A Scheme implementation of the DNA to Protein conversion program given in Python 3 at: https://www.geeksforgeeks.org/dna-protein-python-3/

The program creates two functions: one to read a sequence of text from a file, returning all the contents as one string without line breaks; and a second to convert each DNA triple in the string into a single letter protein.

For the first function, we use read-line, which reads all the text on a line without line breaks, so our read-sequence-file function can append all the lines together to make a complete string.

For the second function, we use an association list for the table: we could use a hash-table or map, but the association list is built-in to R7RS-small and the example is small enough that efficiency does not matter.

(import (scheme base)
        (scheme file)
        (scheme read)
        (scheme write))

(define (read-sequence-file filename)
  (with-input-from-file                                     ; <1>
    filename
    (lambda () 
      (do ((line (read-line) (read-line))                   ; <2>
           (sequence "" (string-append sequence line)))     ; <3>
        ((eof-object? line) sequence)))))                   ; <4>

(define (translate sequence)
  (let ((table                                              ; <5>
          '(("ATA" . #\I) ("ATC" . #\I) ("ATT" . #\I) ("ATG" . #\M) 
            ("ACA" . #\T) ("ACC" . #\T) ("ACG" . #\T) ("ACT" . #\T) 
            ("AAC" . #\N) ("AAT" . #\N) ("AAA" . #\K) ("AAG" . #\K) 
            ("AGC" . #\S) ("AGT" . #\S) ("AGA" . #\R) ("AGG" . #\R)
            ("CTA" . #\L) ("CTC" . #\L) ("CTG" . #\L) ("CTT" . #\L) 
            ("CCA" . #\P) ("CCC" . #\P) ("CCG" . #\P) ("CCT" . #\P) 
            ("CAC" . #\H) ("CAT" . #\H) ("CAA" . #\Q) ("CAG" . #\Q) 
            ("CGA" . #\R) ("CGC" . #\R) ("CGG" . #\R) ("CGT" . #\R) 
            ("GTA" . #\V) ("GTC" . #\V) ("GTG" . #\V) ("GTT" . #\V) 
            ("GCA" . #\A) ("GCC" . #\A) ("GCG" . #\A) ("GCT" . #\A) 
            ("GAC" . #\D) ("GAT" . #\D) ("GAA" . #\E) ("GAG" . #\E) 
            ("GGA" . #\G) ("GGC" . #\G) ("GGG" . #\G) ("GGT" . #\G) 
            ("TCA" . #\S) ("TCC" . #\S) ("TCG" . #\S) ("TCT" . #\S) 
            ("TTC" . #\F) ("TTT" . #\F) ("TTA" . #\L) ("TTG" . #\L) 
            ("TAC" . #\Y) ("TAT" . #\Y) ("TAA" . #\_) ("TAG" . #\_) 
            ("TGC" . #\C) ("TGT" . #\C) ("TGA" . #\_) ("TGG" . #\W))))
    (do ((i 0 (+ i 3))                                      ; <6>
         (result '() (cons (cdr (assoc (substring sequence i (+ i 3))
                                       table))              ; <7>
                           result)))
      ((>= i (string-length sequence))                      ; <8>
       (list->string (reverse result))))))

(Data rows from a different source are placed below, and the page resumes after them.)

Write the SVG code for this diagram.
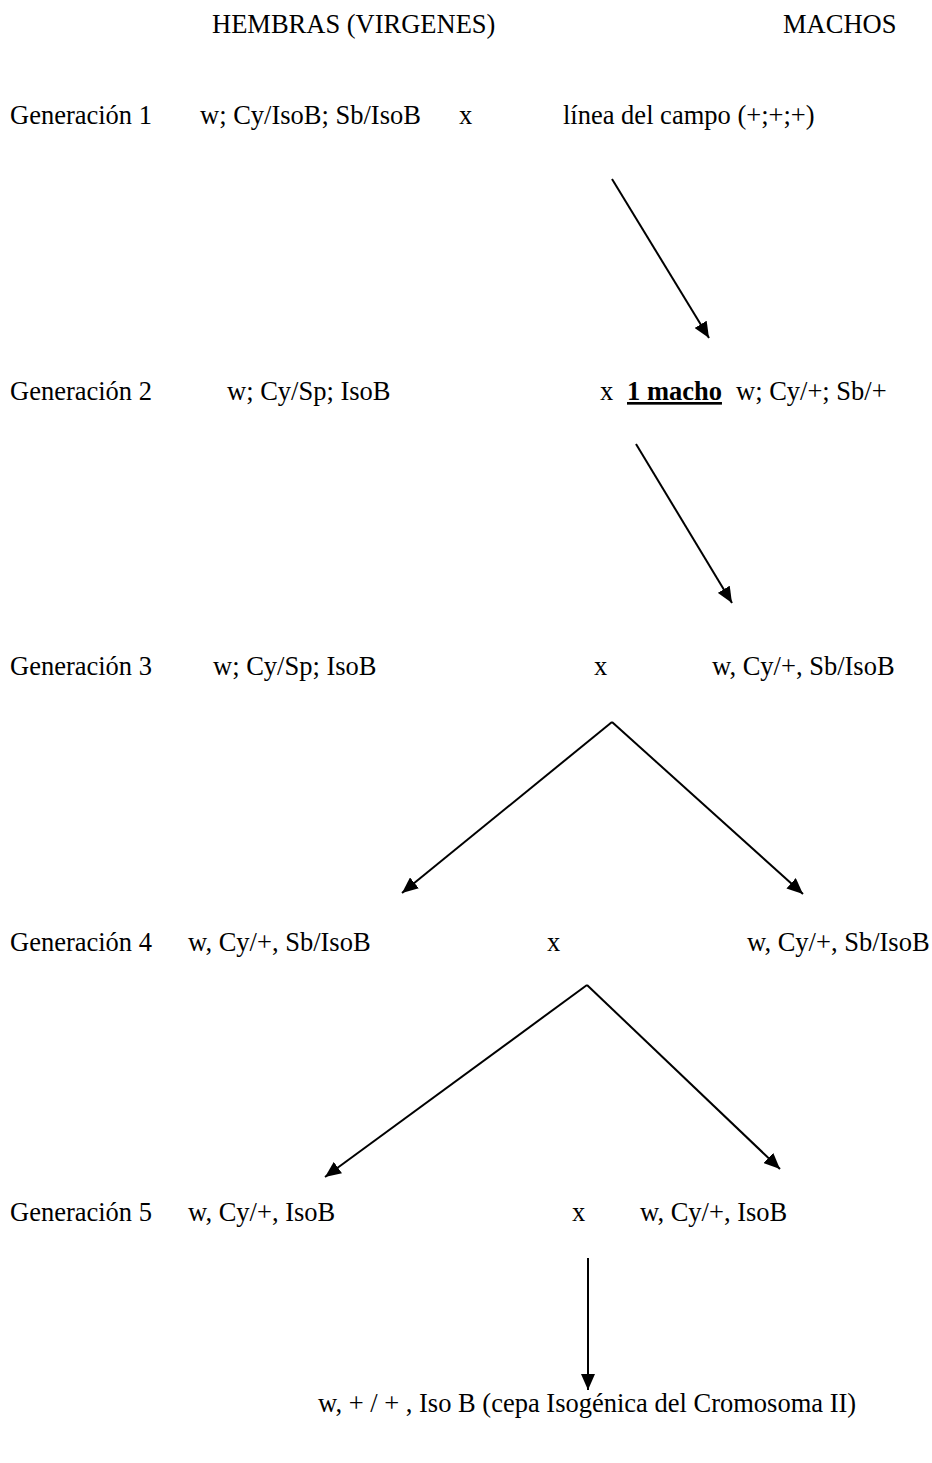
<svg xmlns="http://www.w3.org/2000/svg" width="932" height="1463" viewBox="0 0 932 1463">
<style>
text{font-family:"Liberation Serif","Times New Roman",serif;font-size:26.5px;fill:#000}
.b{font-weight:bold;text-decoration:underline}
.c{stroke:#000;stroke-width:2;fill:none}
</style>
<defs>
<marker id="ah" viewBox="0 0 16 14" refX="16" refY="7" markerWidth="16" markerHeight="14" markerUnits="userSpaceOnUse" orient="auto">
<path d="M0,0 L16,7 L0,14 z" fill="#000"/>
</marker>
</defs>
<rect width="932" height="1463" fill="#fff"/>
<g id="header">
<text x="212" y="33">HEMBRAS (VIRGENES)</text>
<text x="783" y="33">MACHOS</text>
</g>
<g id="gen1">
<text x="10" y="124">Generación 1</text>
<text x="200" y="124">w; Cy/IsoB; Sb/IsoB</text>
<text x="459" y="124">x</text>
<text x="563" y="124">línea del campo (+;+;+)</text>
</g>
<g id="gen2">
<text x="10" y="400">Generación 2</text>
<text x="227" y="400">w; Cy/Sp; IsoB</text>
<text x="600" y="400">x</text>
<text x="627" y="400" class="b">1 macho</text>
<text x="736" y="400">w; Cy/+; Sb/+</text>
</g>
<g id="gen3">
<text x="10" y="675">Generación 3</text>
<text x="213" y="675">w; Cy/Sp; IsoB</text>
<text x="594" y="675">x</text>
<text x="712" y="675">w, Cy/+, Sb/IsoB</text>
</g>
<g id="gen4">
<text x="10" y="951">Generación 4</text>
<text x="188" y="951">w, Cy/+, Sb/IsoB</text>
<text x="547" y="951">x</text>
<text x="747" y="951">w, Cy/+, Sb/IsoB</text>
</g>
<g id="gen5">
<text x="10" y="1221">Generación 5</text>
<text x="188" y="1221">w, Cy/+, IsoB</text>
<text x="572" y="1221">x</text>
<text x="640" y="1221">w, Cy/+, IsoB</text>
</g>
<g id="result">
<text x="318" y="1412">w, + / + , Iso B (cepa Isogénica del Cromosoma II)</text>
</g>
<g id="connectors">
<line class="c" x1="612" y1="179" x2="709" y2="338" marker-end="url(#ah)"/>
<line class="c" x1="636" y1="444" x2="732" y2="603" marker-end="url(#ah)"/>
<line class="c" x1="612" y1="722" x2="402" y2="893" marker-end="url(#ah)"/>
<line class="c" x1="612" y1="722" x2="803" y2="894" marker-end="url(#ah)"/>
<line class="c" x1="587" y1="985" x2="325" y2="1177" marker-end="url(#ah)"/>
<line class="c" x1="587" y1="985" x2="780" y2="1169" marker-end="url(#ah)"/>
<line class="c" x1="588" y1="1258" x2="588" y2="1390" marker-end="url(#ah)"/>
</g>
</svg>
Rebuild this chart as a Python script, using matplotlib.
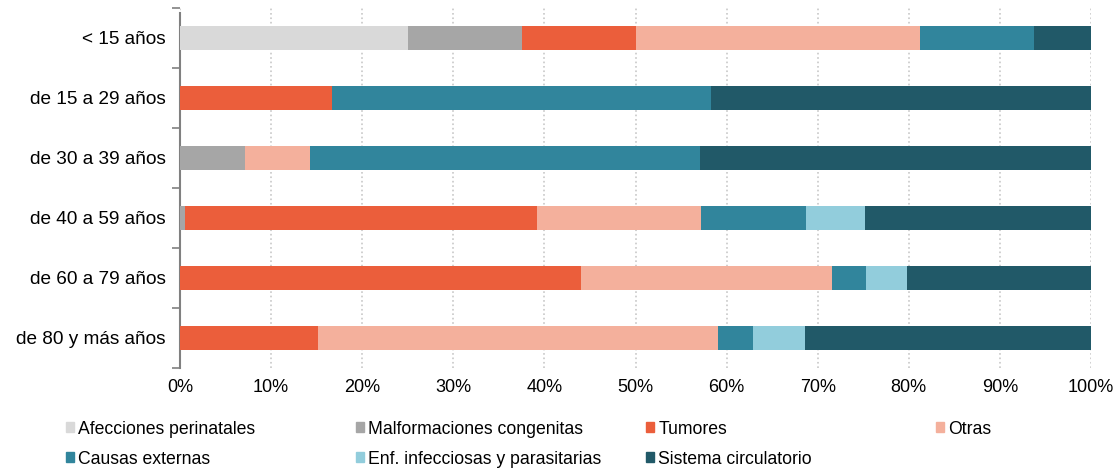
import matplotlib.pyplot as plt
from matplotlib.patches import Patch
import numpy as np

plt.rcParams['font.family'] = ['Liberation Sans', 'DejaVu Sans']

# grupos de edad (de arriba a abajo)
grupos = ['< 15 años', 'de 15 a 29 años', 'de 30 a 39 años',
          'de 40 a 59 años', 'de 60 a 79 años', 'de 80 y más años']

# porcentajes por causa para cada grupo
perinatales = [25.0, 0, 0, 0, 0, 0]
malformaciones = [12.5, 0, 7.1, 0.6, 0, 0]
tumores = [12.5, 16.7, 0, 38.6, 44.0, 15.1]
otras = [31.25, 0, 7.2, 18.0, 27.6, 44.0]
causas_ext = [12.5, 41.6, 42.8, 11.5, 3.7, 3.8]
infecciosas = [0, 0, 0, 6.5, 4.5, 5.7]
circulatorio = [6.25, 41.7, 42.9, 24.8, 20.2, 31.4]

series = [perinatales, malformaciones, tumores, otras,
          causas_ext, infecciosas, circulatorio]
nombres = ['Afecciones perinatales', 'Malformaciones congenitas', 'Tumores',
           'Otras', 'Causas externas', 'Enf. infecciosas y parasitarias',
           'Sistema circulatorio']
colores = ['#d9d9d9', '#a6a6a6', '#eb5e3b', '#f4b09c',
           '#31859c', '#92cddc', '#215968']

fig = plt.figure(figsize=(11.17, 4.68), dpi=100)
ax = fig.add_axes([180 / 1117, 1 - 368 / 468, (1091 - 180) / 1117, 360 / 468])

y = np.arange(len(grupos))
izq = np.zeros(len(grupos))
for vals, col in zip(series, colores):
    ax.barh(y, vals, left=izq, height=0.4, color=col, zorder=3)
    izq += np.array(vals)

ax.set_ylim(len(grupos) - 0.5, -0.5)
ax.set_xlim(0, 100)
ax.set_xticks(np.arange(0, 101, 10))
ax.set_xticklabels([f'{v}%' for v in range(0, 101, 10)], fontsize=13)
ax.set_yticks(y)
ax.set_yticklabels(grupos, fontsize=13.7)
ax.set_yticks(np.arange(-0.5, len(grupos), 1), minor=True)
ax.tick_params(axis='y', which='major', length=0, pad=10.5)
ax.tick_params(axis='y', which='minor', length=6, color='#808080', width=1.2)
ax.tick_params(axis='x', length=0, pad=8)
ax.xaxis.grid(True, linestyle=':', color='#c8c8c8', linewidth=1.2, zorder=0)
for s in ['top', 'right', 'bottom']:
    ax.spines[s].set_visible(False)
ax.spines['left'].set_color('#808080')
ax.spines['left'].set_linewidth(1.5)
ax.spines['left'].set_bounds(len(grupos) - 0.5, -0.42)

# leyenda en 4 columnas de ancho fijo
col_x = [66, 356, 646, 936]
fila_y = [429, 459]
for i, (nom, col) in enumerate(zip(nombres, colores)):
    c, f = i % 4, i // 4
    fig.legend([Patch(color=col)], [nom], loc='center left',
               bbox_to_anchor=(col_x[c] / 1117, 1 - fila_y[f] / 468),
               frameon=False, fontsize=12.7, handlelength=0.45, handleheight=0.45,
               handletextpad=0.25, borderpad=0, borderaxespad=0)

fig.savefig('out.png', dpi=100)
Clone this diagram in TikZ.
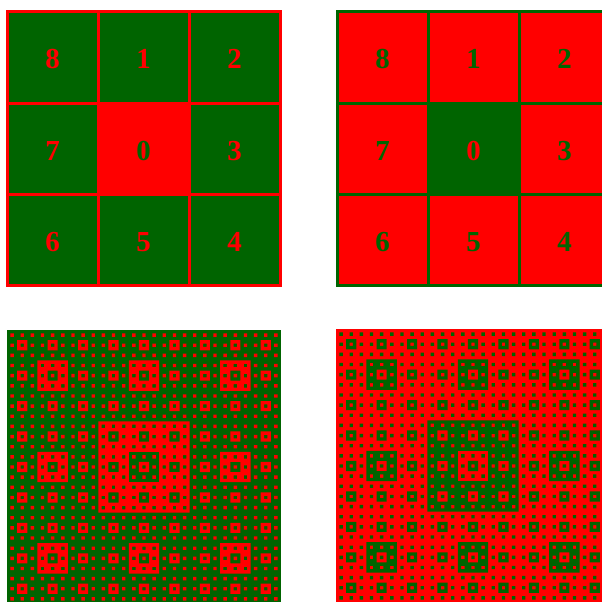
\documentclass[tikz,border=0pt]{standalone}
\usepackage{fontspec}
\setmainfont{Liberation Serif}
\usetikzlibrary{positioning}
\definecolor{cellgreen}{RGB}{0,100,0}
\definecolor{cellred}{RGB}{255,0,0}

\begin{document}
\begin{tikzpicture}[
    x=1pt, y=-1pt,
    cell/.style={draw=#1, line width=3pt, minimum size=91pt, inner sep=0pt, outer sep=0pt, text height=23pt, text depth=0pt, font=\bfseries\fontsize{29}{29}\selectfont},
    gfill/.style={fill=cellgreen, text=cellred},
    rfill/.style={fill=cellred, text=cellgreen}
]
\clip (0,0) rectangle (602,602);

% Grid 1: green cells, red lines
\node[cell=cellred, rfill] (a0) at (143.5,148.5) {0};
\foreach \d/\pos in {1/above, 2/above right, 3/right, 4/below right, 5/below, 6/below left, 7/left, 8/above left}
    \node[cell=cellred, gfill, \pos=0pt of a0] (a\d) {\d};

% Grid 2: red cells, green lines
\node[cell=cellgreen, gfill] (b0) at (473.5,148.5) {0};
\foreach \d/\pos in {1/above, 2/above right, 3/right, 4/below right, 5/below, 6/below left, 7/left, 8/above left}
    \node[cell=cellgreen, rfill, \pos=0pt of b0] (b\d) {\d};

% Carpets: every centre square flips the colour
\foreach \fx/\fy/\bg/\fg in {7/330/cellgreen/cellred, 336/329/cellred/cellgreen} {
    \fill[\bg] (\fx,\fy) rectangle ++(274,274);
    \fill[\fg, even odd rule]
        \foreach \k [evaluate=\k as \s using 274/3^\k, evaluate=\k as \n using int(3^(\k-1)-1)] in {1,...,4} {
            \foreach \i in {0,...,\n} {
                \foreach \j in {0,...,\n} {
                    (\fx+\i*3*\s+\s, \fy+\j*3*\s+\s) rectangle ++(\s,\s)
                }
            }
        };
}
\end{tikzpicture}
\end{document}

(let* ((dna-sequence (read-sequence-file "dna_sequence.txt"))
       (protein-sequence (translate dna-sequence))
       (target-sequence (read-sequence-file "amino_acid_sequence.txt")))
  (display "Comparing translated with target: ")
  (display (equal? protein-sequence target-sequence))
  (newline))

1. Opens the given file as an input port
2. Reads each line from the current input port as a string
3. Joining the strings together in turn
4. ... until the end of file is reached, when the read sequence is returned.
5. The conversion table is stored in an association list.
6. An index takes us through the string, one triple at a time
7. ... looking up each codon in turn, and recording the protein letter.
8. When the string is fully processed, turn the sequence of letters into a string to return.